Davie Sandison, company secretary of the Scottish Salmon Producers’ Organisation, said he was pleased to hear first minister Nicola Sturgeon’s recent pledge to promote Scotland’s exports to the world.

But he said there was a “chronic shortage of freight capacity at certain times, currently intensified by the peak in livestock transportation from Orkney”.

“Unless the current situation is addressed, Shetland’s economy will continue to suffer and the potential for stepping up Scotland’s exports will be undermined,” Sandison added.

The industry said in August Shetland had 24 weekly passenger and freight sailings, compared to 133 to and from Orkney.


They said this was “compounded” by a number of these being shared with Orkney.

There is no freight provision on Tuesday nights from Lerwick, and from now until 20 October there is no freight vessel on Monday nights – one of the busiest days for seafood traffic.

This means that cargo has to go on the passenger ferries, where space is limited.

Sheila Keith, policy officer at Shetland Fishermen’s Association, added: “The current freight service vessels are unable to meet sailing schedules during the winter months, exacerbating the challenges of delivering fresh seafood to customers and leading to reputational damage for the industry in Shetland and financial loss for individual businesses.”

MSP Scott, meanwhile said the Scottish Government needs to “step in and sort this out”.

“We simply cannot see a repetition of fresh products not being shipped because of a lack of capacity,” he said.


“As someone observed today, this is worse than Brexit. The Scottish Government want to promote a food export strategy. Quite right too. But they cannot do that unless they provide a freight service from Shetland that gets seafood to the market. This needs sorting right now.”

The matter was also raised at Wednesday’s external transport meeting in Lerwick, where Northward’s Neil Leslie said things were at a “crucial stage”.

“I think Transport Scotland maybe need to dip in their pockets and do something,” he said.

Streamline boss Gareth Crichton added that there could also be capacity concerns for other industries, such as the energy, construction and retail sectors.

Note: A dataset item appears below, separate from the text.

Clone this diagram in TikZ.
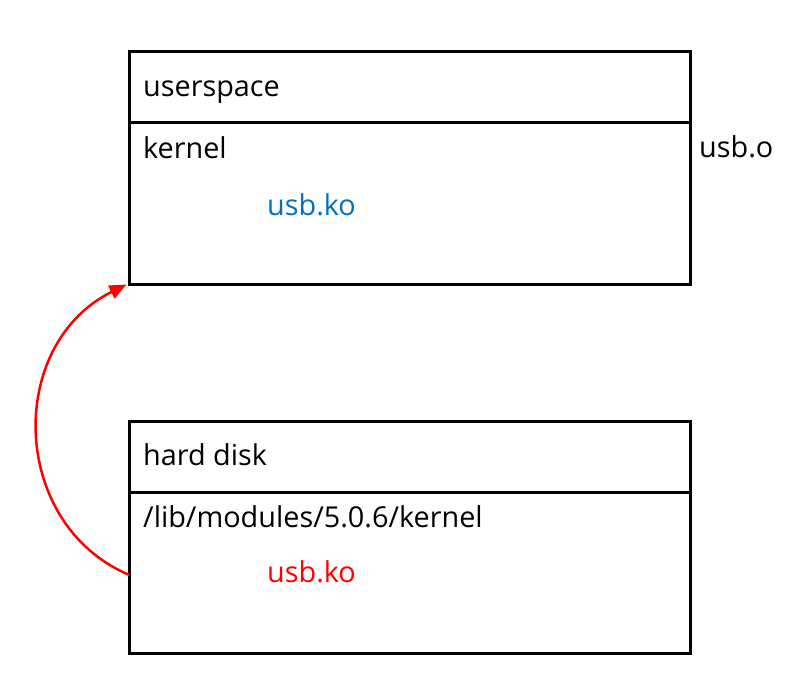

A spokesman for Transport Scotland said: “We recognise the challenges faced by the agricultural and seafood sectors on both Shetland and Orkney and hold regular meetings with industry representatives and hauliers through established forums. We also discuss freight and service issues with Serco NorthLink Ferries.

“We will continue to review all possible mitigation options, including flexing timetables as and when appropriate, being mindful of the cost to the public purse. Measures to improve the flexibility of services will be considered as part of the next Northern Isles ferry services contract.”